James Blake (Photo Credit: Jessica Gilbert)
It had been a brilliant start to the day, and I still hadn’t quite recovered from Hookworms, but there were still two remaining acts on the agenda. As we made our way out of the Radio 6 tent, the hordes began to flood toward the main stage. The sun was at its most powerful by this point, and that didn’t quite suit the mood of the next performer. I don’t know if it’s because his latest album cover features him walking about in the snow, but Overgrown is surely an album for album for Winter, ideal for the period long after the trees have lost their leaves and the cold has set in; the deep melancholic air that embellished James Blake’s debut was seamlessly carried through to his most recent record. But even with the sun blazing, the young London musician managed to retain a sense of atmosphere. Opening with a selection from “Air & Lack Thereof” and moving straight into “I Never Learned to Share,” he introduced the set as a combination of songs old and new. He was joined on the stage by Rob McAndrews on guitars and drummer Ben Assiter. Together they worked through a brilliantly executed set and exhumed the most prominent sections of the artist’s catalog. I stood right in the center of the audience, directly between the two main speakers, and the bass tones were phenomenal. Blake was utterly composed and relaxed at his machines, as though he was sitting comfortably in his studio laying down beats for his mates. It wasn’t until “CMYK,” that the crowd started to get physically involved — it was probably the peak moment, looking on as one of the most accomplished and inventive electronic musicians of the age conducted his finest selection of dub rhythms — the set was flawless, a genuine treat.
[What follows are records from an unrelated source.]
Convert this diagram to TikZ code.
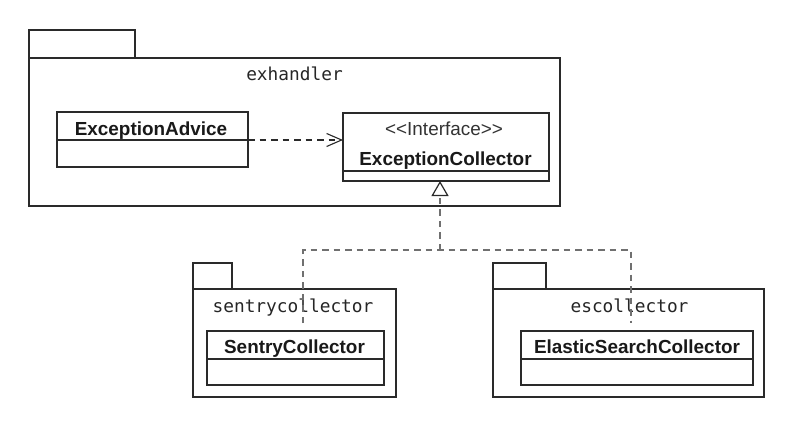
\documentclass[tikz,border=0pt]{standalone}
\usepackage{fontspec}
\setmainfont{Liberation Sans}
\newfontfamily\monof{DejaVu Sans Mono}
\usetikzlibrary{arrows.meta}
\definecolor{linec}{HTML}{2A2A2A}
\definecolor{dashc}{HTML}{707070}
\tikzset{
  box/.style={draw=linec, line width=1.2pt, inner sep=0pt, outer sep=0pt, fill=white},
  cname/.style={anchor=base, inner sep=0pt, font=\fontsize{18.9}{21}\selectfont\bfseries, text=black!90},
  stereo/.style={anchor=base, inner sep=0pt, font=\fontsize{18.9}{21}\selectfont, text=black!80},
  pname/.style={anchor=base, inner sep=0pt, font=\fontsize{17.8}{20}\selectfont\monof, text=black!85},
  dep/.style={draw=linec, line width=1.1pt, dash pattern=on 6.5pt off 5pt, -{Straight Barb[length=15pt,width=13pt,line width=1.1pt]}},
  impl/.style={draw=dashc, line width=1.2pt, dash pattern=on 6.5pt off 5pt},
}
\begin{document}
\begin{tikzpicture}[x=1pt,y=-1pt]
\useasboundingbox (0,0) rectangle (786,420);

% ---- package exhandler
\node[box, minimum width=106pt, minimum height=28pt, anchor=north west] (exTab) at (29,30) {};
\node[box, minimum width=531pt, minimum height=148pt, anchor=north west] (exBody) at (29,58) {};
\node[pname] (exLbl) at (294.5,80) {exhandler};

% ExceptionAdvice
\node[box, minimum width=191pt, minimum height=28pt, anchor=north west] (EA) at (57,112) {};
\node[box, minimum width=191pt, minimum height=27pt, anchor=north] (EAb) at (EA.south) {};
\node[cname] (EAt) at (151,135) {ExceptionAdvice};

% ExceptionCollector
\node[box, minimum width=206pt, minimum height=58pt, anchor=north west] (EC) at (343,113) {};
\node[box, minimum width=206pt, minimum height=10pt, anchor=north] (ECb) at (EC.south) {};
\node[stereo] (ECs) at (444,135) {{<}{<}Interface{>}{>}};
\node[cname] (ECt) at (445.5,165) {ExceptionCollector};

% ---- package sentrycollector
\node[box, minimum width=39pt, minimum height=26pt, anchor=north west] (scTab) at (193,263) {};
\node[box, minimum width=203pt, minimum height=108pt, anchor=north west] (scBody) at (193,289) {};
\node[pname] (scLbl) at (293,312.5) {sentrycollector};

% SentryCollector
\node[box, minimum width=177pt, minimum height=28pt, anchor=north west] (SC) at (207,331) {};
\node[box, minimum width=177pt, minimum height=26pt, anchor=north] (SCb) at (SC.south) {};
\node[cname] (SCt) at (294.5,353) {SentryCollector};

% ---- package escollector
\node[box, minimum width=53pt, minimum height=26pt, anchor=north west] (esTab) at (493,263) {};
\node[box, minimum width=271pt, minimum height=108pt, anchor=north west] (esBody) at (493,289) {};
\node[pname] (esLbl) at (629.5,312.5) {escollector};

% ElasticSearchCollector
\node[box, minimum width=232pt, minimum height=28pt, anchor=north west] (ES) at (521,331) {};
\node[box, minimum width=232pt, minimum height=26pt, anchor=north] (ESb) at (ES.south) {};
\node[cname] (ESt) at (637,353) {ElasticSearchCollector};

% ---- connectors
\draw[dep] (EA.south east) -- (EA.south east -| EC.west);

\coordinate (join) at (440,250);
\coordinate (scEnd) at (303,323);
\coordinate (esEnd) at (631,323);
\draw[impl] (scEnd) |- (join) -| (esEnd);
\draw[impl, -{Triangle[open, length=15pt, width=17pt, line width=1.2pt, color=linec, fill=white]}] (join) -- (join |- ECb.south);
\end{tikzpicture}
\end{document}
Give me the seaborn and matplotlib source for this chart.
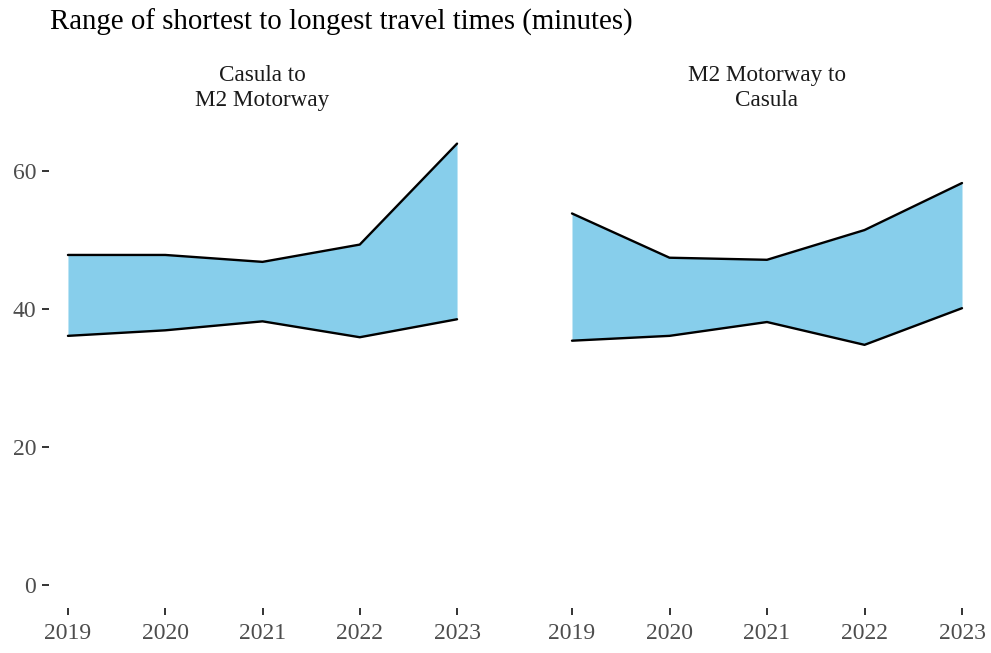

It would have been the perfect point for my departure — an awe-inspiring high for the end of the fest. I had a six-hour trek back into London, which relied on my having to find the right bus pick-up points, but there still was time, and so I took one of my dear friends back to the Radio 6 stage.
It was a risky choice, especially as Eddie Izzard was performing at the same time in the comedy tent, but we had received word that area was bursting with people. We stayed in the cool of the R6 venue and watched as Sierra and Bianca Casady appeared in their wild outfits. Tales of a Grass Widow is my favorite Cocorosie since Noah’s Arc — I also loved La Maison De Mon Reve, but I was so put off by Ghosthorse and Stillborn that I didn’t even give Grey Ships a chance — perhaps I should have done so, especially because the band’s set was to contain material from 2007 onward (No “By Your Side” or “Lyla,” sadly). The sisters performed alongside a dark and unidentified man at the far right of the stage who had bass responsibilities, opposite him on the far left was a mysterious chap on keyboards, and then there also was Tez on beat box. I had seen the latter perform online before, but never in the flesh, and alongside Cocorosie, his gnarly flow and their wacky antics made for one of the best performances — it was outlandish. Across a spectrum of new and songs that were all pretty much unknowable to me, except for the latest album standout “Childbride” and perhaps “Werewolf,” these weird little melodies took on a different vibe. They were enchanting in this context — as Sierra played her harp and wailed operatic, Bianca twirled and spun her odd combo of folk rap, and Tez was electric. The Gothic circus quintet they became was a mesmerizing end to the festival. I’m not sure what the man next to me thought; he was tripping and touching everyone’s hair.
I had every confidence that I could make it to the right exit point for the last bus across Norfolk and to Diss station. After saying my goodbyes, I hurried back to the tent and packed everything up before heading to the nearest exit, which was located all the way across the site at the Orange gate. That’s the area from which the bus departed, and I was prepared to walk it, if it had not been for a volunteer minibus driver named Scroggy. Typical of the people I had met, this bearded and long-haired gent picked me and another Londoner up and drove us all the way to Orange. The conversation was typically friendly; it was the guy’s fifth such festival and every year he comes back to help people out, make new friends, and offer his services as a driver. He was a local man, and I don’t know where the attitude comes from, but it seems Norfolk was a fantastic place to host to the festival; the landscape wasn’t the only reason for hosting the event there — it’s all about the people you meet along the way.